Japan's largest telecommunications company, NTT Docomo, lost 5000 mobile base stations in the horrific earthquakes and subsequent tsunami that hit northern Japan in March, but some services were restored within two days.
Written by Josh Taylor, Contributor

Japan's largest telecommunications company, NTT Docomo, lost 5000 mobile base stations in the horrific earthquakes and subsequent tsunami that hit northern Japan in March, but some services were restored within two days.

Docomo services 48.2 per cent of all Japanese mobile customers, accounting for more than 58 million customers overall. While the devastating earthquakes and tsunamis destroyed a number of Docomo shops in the Tohoku area, as well as the top floor of the Tohoku call centre, Docomo was able to quickly mobilise and restore services in many areas quickly, according to Atsushi Ohara, Docomo's manager of information systems.

"Within many areas, mobile services were available within two days, and all Docomo services on April 26th," Ohara told the G-Force 2011 conference in Melbourne today.

To help restore services, 400 employees were brought to the area, he said, and many of the local staff even came in to work to help restore the call centre, despite the devastation caused in the region.

Ohara said the company was able to dynamically reroute customer calls from the Tokohu centre to one of the other 24 call centres across the country thanks to the deployment of the Genesys nationwide platform.

Prior to the roll-out, Docomo had 32 different systems across the nation. These systems weren't linked, so the 7300-strong call centre workforce couldn't transfer the 25 million calls the company receives from customers from one centre to another.

Docomo picked NEC as its system integrator and deployment of the new platform began in July 2009, and was completed after 14 months, in September 2010, six months before the big waves rolled in on the back of the earthquake.

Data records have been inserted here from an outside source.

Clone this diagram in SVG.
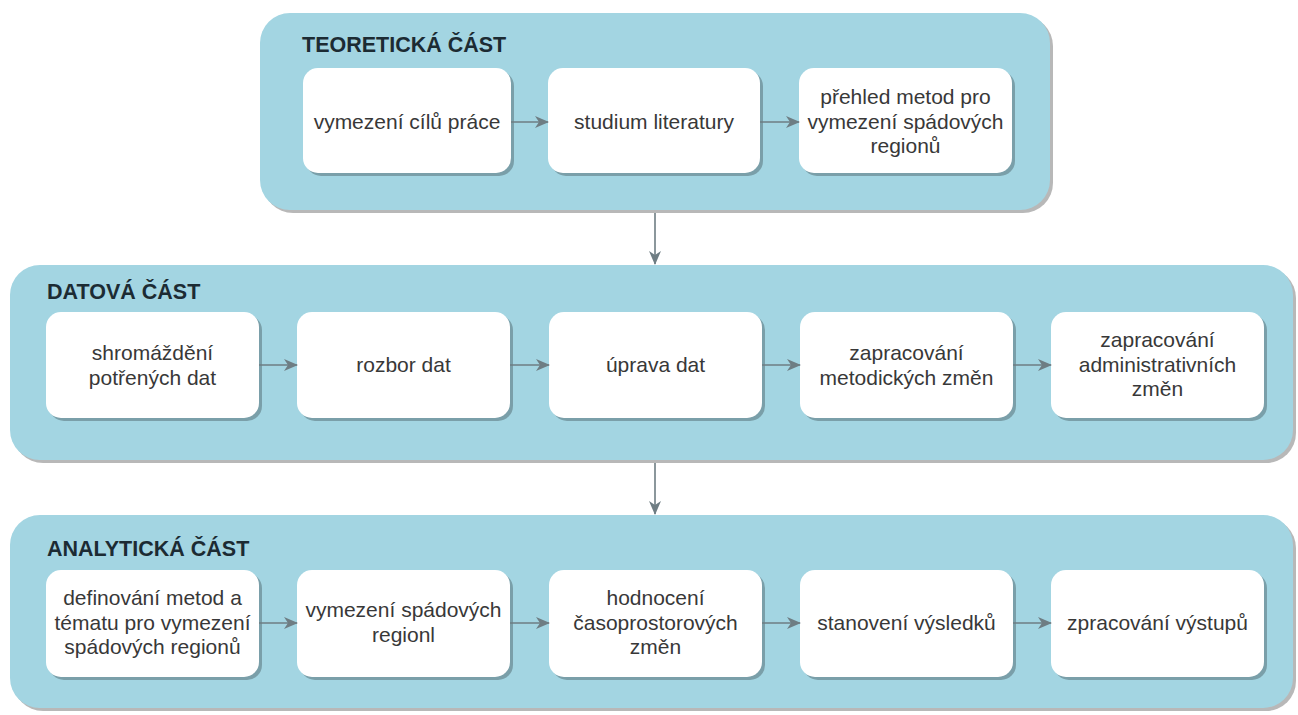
<svg xmlns="http://www.w3.org/2000/svg" width="1298" height="715" viewBox="0 0 1298 715">
<defs>
<style>
.cont{fill:#a3d5e2}
.cshadow{fill:#000;opacity:0.28}
.node{fill:#ffffff}
.nshadow{fill:#000;opacity:0.25}
.title{font-family:"Liberation Sans",Arial,sans-serif;font-weight:bold;font-size:21.5px;fill:#1c2b33}
.lbl{font-family:"Liberation Sans",Arial,sans-serif;font-size:21px;fill:#383838;text-anchor:middle}
.conn{stroke:#6e7d83;stroke-width:1.6;fill:none}
</style>
<marker id="arr" viewBox="0 0 14 12" refX="13" refY="6" markerWidth="14" markerHeight="12" markerUnits="userSpaceOnUse" orient="auto">
<path d="M0,0 L14,6 L0,12 L4,6 Z" fill="#6e7d83"/>
</marker>
</defs>
<rect width="1298" height="715" fill="#ffffff"/>

<g id="teoreticka">
<rect class="cshadow" x="263" y="16" width="790" height="197" rx="30"/>
<rect class="cont" x="260" y="13" width="790" height="197" rx="30"/>
<text class="title" x="302" y="52">TEORETICKÁ ČÁST</text>
</g>
<g id="datova">
<rect class="cshadow" x="13" y="268" width="1283" height="195" rx="30"/>
<rect class="cont" x="10" y="265" width="1283" height="195" rx="30"/>
<text class="title" x="47" y="299">DATOVÁ ČÁST</text>
</g>
<g id="analyticka">
<rect class="cshadow" x="13" y="518" width="1283" height="193" rx="30"/>
<rect class="cont" x="10" y="515" width="1283" height="193" rx="30"/>
<text class="title" x="47" y="556">ANALYTICKÁ ČÁST</text>
</g>

<g id="t1"><rect class="nshadow" x="306" y="71" width="208" height="105" rx="15"/><rect class="node" x="303" y="68" width="208" height="105" rx="15"/>
<text class="lbl" x="407" y="129">vymezení cílů práce</text></g>
<g id="t2"><rect class="nshadow" x="551" y="71" width="212" height="105" rx="15"/><rect class="node" x="548" y="68" width="212" height="105" rx="15"/>
<text class="lbl" x="654" y="129">studium literatury</text></g>
<g id="t3"><rect class="nshadow" x="802" y="71" width="213" height="105" rx="15"/><rect class="node" x="799" y="68" width="213" height="105" rx="15"/>
<text class="lbl" x="905.5" y="104">přehled metod pro</text>
<text class="lbl" x="905.5" y="129">vymezení spádových</text>
<text class="lbl" x="905.5" y="153">regionů</text></g>

<g id="d1"><rect class="nshadow" x="49" y="315" width="213" height="106" rx="15"/><rect class="node" x="46" y="312" width="213" height="106" rx="15"/>
<text class="lbl" x="152.5" y="360">shromáždění</text>
<text class="lbl" x="152.5" y="385">potřených dat</text></g>
<g id="d2"><rect class="nshadow" x="300" y="315" width="213" height="106" rx="15"/><rect class="node" x="297" y="312" width="213" height="106" rx="15"/>
<text class="lbl" x="403.5" y="372">rozbor dat</text></g>
<g id="d3"><rect class="nshadow" x="552" y="315" width="213" height="106" rx="15"/><rect class="node" x="549" y="312" width="213" height="106" rx="15"/>
<text class="lbl" x="655.5" y="372">úprava dat</text></g>
<g id="d4"><rect class="nshadow" x="803" y="315" width="213" height="106" rx="15"/><rect class="node" x="800" y="312" width="213" height="106" rx="15"/>
<text class="lbl" x="906.5" y="360">zapracování</text>
<text class="lbl" x="906.5" y="385">metodických změn</text></g>
<g id="d5"><rect class="nshadow" x="1054" y="315" width="213" height="106" rx="15"/><rect class="node" x="1051" y="312" width="213" height="106" rx="15"/>
<text class="lbl" x="1157.5" y="347">zapracování</text>
<text class="lbl" x="1157.5" y="372">administrativních</text>
<text class="lbl" x="1157.5" y="396">změn</text></g>

<g id="a1"><rect class="nshadow" x="49" y="573" width="213" height="107" rx="15"/><rect class="node" x="46" y="570" width="213" height="107" rx="15"/>
<text class="lbl" x="152.5" y="605">definování metod a</text>
<text class="lbl" x="152.5" y="630">tématu pro vymezení</text>
<text class="lbl" x="152.5" y="654">spádových regionů</text></g>
<g id="a2"><rect class="nshadow" x="300" y="573" width="213" height="107" rx="15"/><rect class="node" x="297" y="570" width="213" height="107" rx="15"/>
<text class="lbl" x="403.5" y="617">vymezení spádových</text>
<text class="lbl" x="403.5" y="642">regionl</text></g>
<g id="a3"><rect class="nshadow" x="552" y="573" width="213" height="107" rx="15"/><rect class="node" x="549" y="570" width="213" height="107" rx="15"/>
<text class="lbl" x="655.5" y="605">hodnocení</text>
<text class="lbl" x="655.5" y="630">časoprostorových</text>
<text class="lbl" x="655.5" y="654">změn</text></g>
<g id="a4"><rect class="nshadow" x="803" y="573" width="213" height="107" rx="15"/><rect class="node" x="800" y="570" width="213" height="107" rx="15"/>
<text class="lbl" x="906.5" y="630">stanovení výsledků</text></g>
<g id="a5"><rect class="nshadow" x="1054" y="573" width="213" height="107" rx="15"/><rect class="node" x="1051" y="570" width="213" height="107" rx="15"/>
<text class="lbl" x="1157.5" y="630">zpracování výstupů</text></g>

<g id="connectors">
<path class="conn" marker-end="url(#arr)" d="M511,122 L548,122"/>
<path class="conn" marker-end="url(#arr)" d="M760,122 L799,122"/>
<path class="conn" marker-end="url(#arr)" d="M259,365 L297,365"/>
<path class="conn" marker-end="url(#arr)" d="M510,365 L549,365"/>
<path class="conn" marker-end="url(#arr)" d="M762,365 L800,365"/>
<path class="conn" marker-end="url(#arr)" d="M1013,365 L1051,365"/>
<path class="conn" marker-end="url(#arr)" d="M259,623 L297,623"/>
<path class="conn" marker-end="url(#arr)" d="M510,623 L549,623"/>
<path class="conn" marker-end="url(#arr)" d="M762,623 L800,623"/>
<path class="conn" marker-end="url(#arr)" d="M1013,623 L1051,623"/>
<path class="conn" marker-end="url(#arr)" d="M655,213 L655,264"/>
<path class="conn" marker-end="url(#arr)" d="M655,463 L655,514"/>
</g>
</svg>
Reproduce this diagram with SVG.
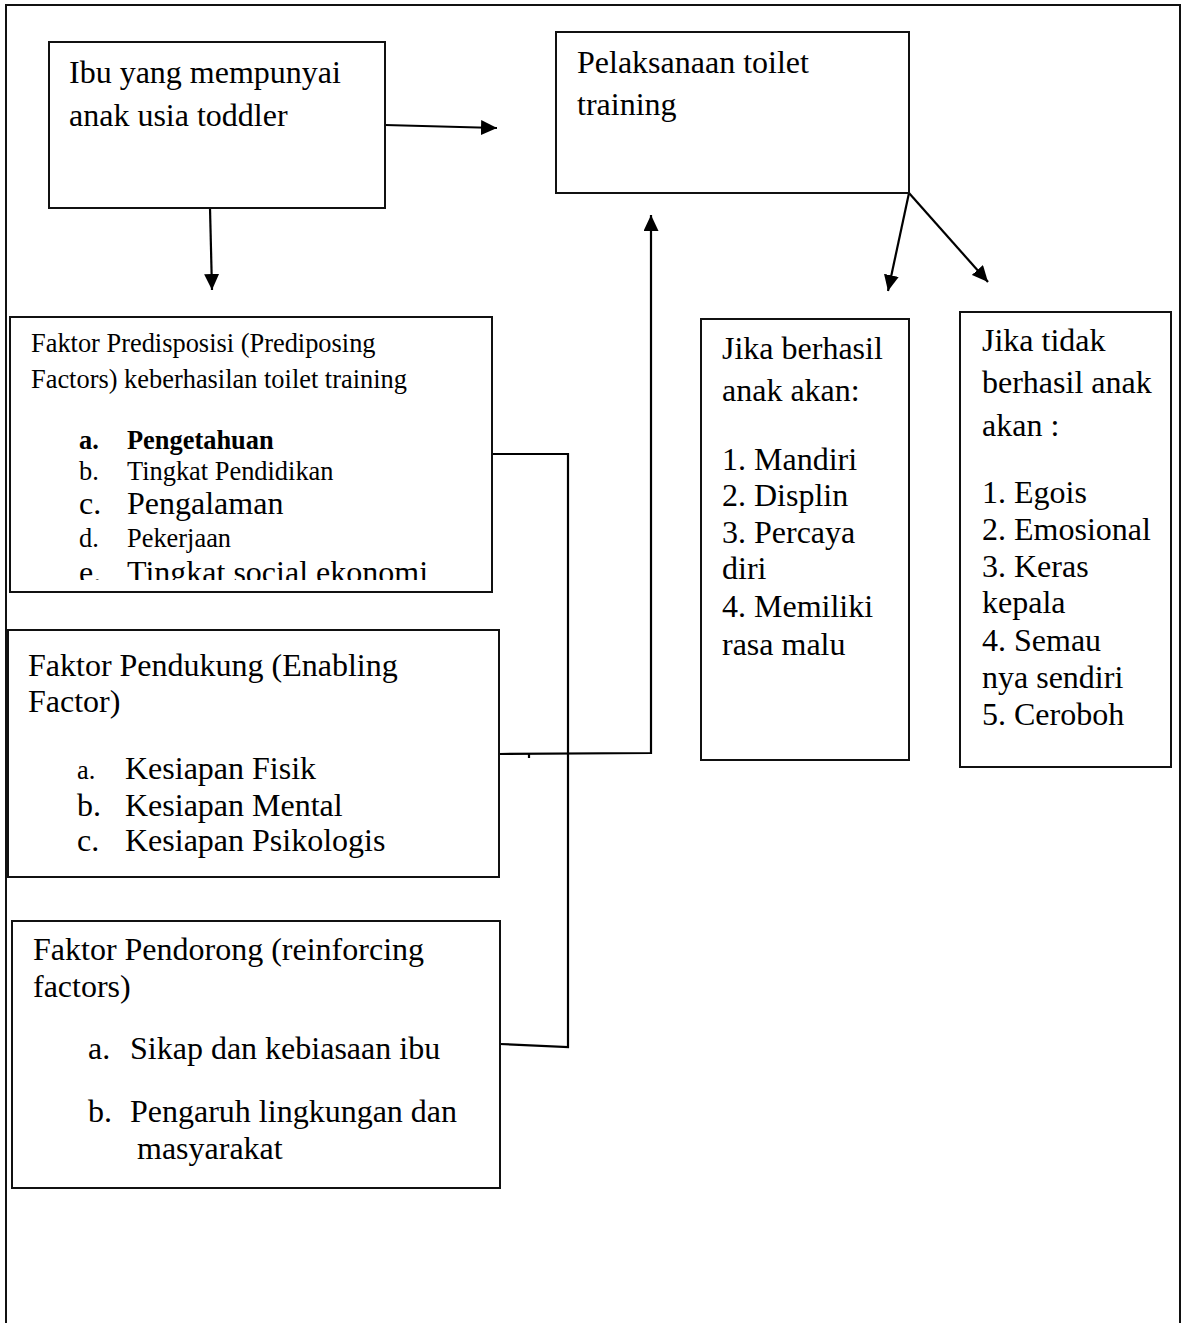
<svg xmlns="http://www.w3.org/2000/svg" width="1187" height="1323" viewBox="0 0 1187 1323">
<style>
  .box { fill: #fff; stroke: #111; stroke-width: 2; }
  .t { font-family: "Liberation Serif", "Times New Roman", serif; fill: #000; }
  .L { font-size: 32px; }
  .S { font-size: 26.4px; }
  .B { font-weight: bold; }
  .conn { fill: none; stroke: #000; stroke-width: 2.2; }
</style>
<defs>
  <marker id="arr" markerUnits="userSpaceOnUse" markerWidth="17" markerHeight="15" refX="16" refY="7.5" orient="auto">
    <path d="M0,0 L16,7.5 L0,15 z" fill="#000"/>
  </marker>
  <clipPath id="clipE">
    <rect x="60" y="540" width="430" height="40"/>
  </clipPath>
</defs>
<rect width="1187" height="1323" fill="#fff"/>
<path d="M6,1330 V5 H1180 V1330" fill="none" stroke="#111" stroke-width="2"/>

<g id="connectors">
  <line class="conn" x1="385" y1="125" x2="497" y2="128" marker-end="url(#arr)"/>
  <line class="conn" x1="210" y1="208" x2="212" y2="290" marker-end="url(#arr)"/>
  <line class="conn" x1="909" y1="193" x2="888" y2="291" marker-end="url(#arr)"/>
  <line class="conn" x1="909" y1="193" x2="988" y2="282" marker-end="url(#arr)"/>
  <path class="conn" d="M499,754 L651,753 L651,215" marker-end="url(#arr)"/>
  <line class="conn" x1="529" y1="753" x2="529" y2="758"/>
  <path class="conn" d="M459,454 L568,454 L568,1047 L500,1044"/>
</g>

<g id="node-ibu">
  <rect class="box" x="49" y="42" width="336" height="166"/>
  <text class="t L" x="69" y="83">Ibu yang mempunyai</text>
  <text class="t L" x="69" y="126">anak usia toddler</text>
</g>

<g id="node-pelaksanaan">
  <rect class="box" x="556" y="32" width="353" height="161"/>
  <text class="t L" x="577" y="73">Pelaksanaan toilet</text>
  <text class="t L" x="577" y="115">training</text>
</g>

<g id="node-predisposisi">
  <rect class="box" x="10" y="317" width="482" height="275"/>
  <text class="t S" x="31" y="352">Faktor Predisposisi (Prediposing</text>
  <text class="t S" x="31" y="388">Factors) keberhasilan toilet training</text>
  <text class="t S B" x="79" y="449">a.</text>
  <text class="t S B" x="127" y="449">Pengetahuan</text>
  <text class="t S" x="79" y="480">b.</text>
  <text class="t S" x="127" y="480">Tingkat Pendidikan</text>
  <text class="t L" x="79" y="514">c.</text>
  <text class="t L" x="127" y="514">Pengalaman</text>
  <text class="t S" x="79" y="547">d.</text>
  <text class="t S" x="127" y="547">Pekerjaan</text>
  <g clip-path="url(#clipE)">
    <text class="t L" x="79" y="583">e.</text>
    <text class="t L" x="127" y="583">Tingkat social ekonomi</text>
  </g>
</g>

<g id="node-pendukung">
  <rect class="box" x="8" y="630" width="491" height="247"/>
  <text class="t L" x="28" y="676">Faktor Pendukung (Enabling</text>
  <text class="t L" x="28" y="712">Factor)</text>
  <text class="t S" x="77" y="779">a.</text>
  <text class="t L" x="125" y="779">Kesiapan Fisik</text>
  <text class="t L" x="77" y="816">b.</text>
  <text class="t L" x="125" y="816">Kesiapan Mental</text>
  <text class="t L" x="77" y="851">c.</text>
  <text class="t L" x="125" y="851">Kesiapan Psikologis</text>
</g>

<g id="node-pendorong">
  <rect class="box" x="12" y="921" width="488" height="267"/>
  <text class="t L" x="33" y="960">Faktor Pendorong (reinforcing</text>
  <text class="t L" x="33" y="997">factors)</text>
  <text class="t L" x="88" y="1059">a.</text>
  <text class="t L" x="130" y="1059">Sikap dan kebiasaan ibu</text>
  <text class="t L" x="88" y="1122">b.</text>
  <text class="t L" x="130" y="1122">Pengaruh lingkungan dan</text>
  <text class="t L" x="137" y="1159">masyarakat</text>
</g>

<g id="node-berhasil">
  <rect class="box" x="701" y="319" width="208" height="441"/>
  <text class="t L" x="722" y="359">Jika berhasil</text>
  <text class="t L" x="722" y="401">anak akan:</text>
  <text class="t L" x="722" y="470">1. Mandiri</text>
  <text class="t L" x="722" y="506">2. Displin</text>
  <text class="t L" x="722" y="543">3. Percaya</text>
  <text class="t L" x="722" y="579">diri</text>
  <text class="t L" x="722" y="617">4. Memiliki</text>
  <text class="t L" x="722" y="655">rasa malu</text>
</g>

<g id="node-tidak-berhasil">
  <rect class="box" x="960" y="312" width="211" height="455"/>
  <text class="t L" x="982" y="351">Jika tidak</text>
  <text class="t L" x="982" y="393">berhasil anak</text>
  <text class="t L" x="982" y="436">akan :</text>
  <text class="t L" x="982" y="503">1. Egois</text>
  <text class="t L" x="982" y="540">2. Emosional</text>
  <text class="t L" x="982" y="577">3. Keras</text>
  <text class="t L" x="982" y="613">kepala</text>
  <text class="t L" x="982" y="651">4. Semau</text>
  <text class="t L" x="982" y="688">nya sendiri</text>
  <text class="t L" x="982" y="725">5. Ceroboh</text>
</g>
</svg>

In the wake of the tsunami, Ohara said Docomo now plans to expand its datacentre footprint, which consisted of a datacentre in Tokyo, to encompass a second datacentre in Osaka. He said that the company will now require 100 per cent backup of its central system and it must be able to be recovered within 24 hours. As power was out for a number of days following the tsunami, Ohara said a new requirement will be for the system to not only survive physical damage, but also the loss of electricity supply.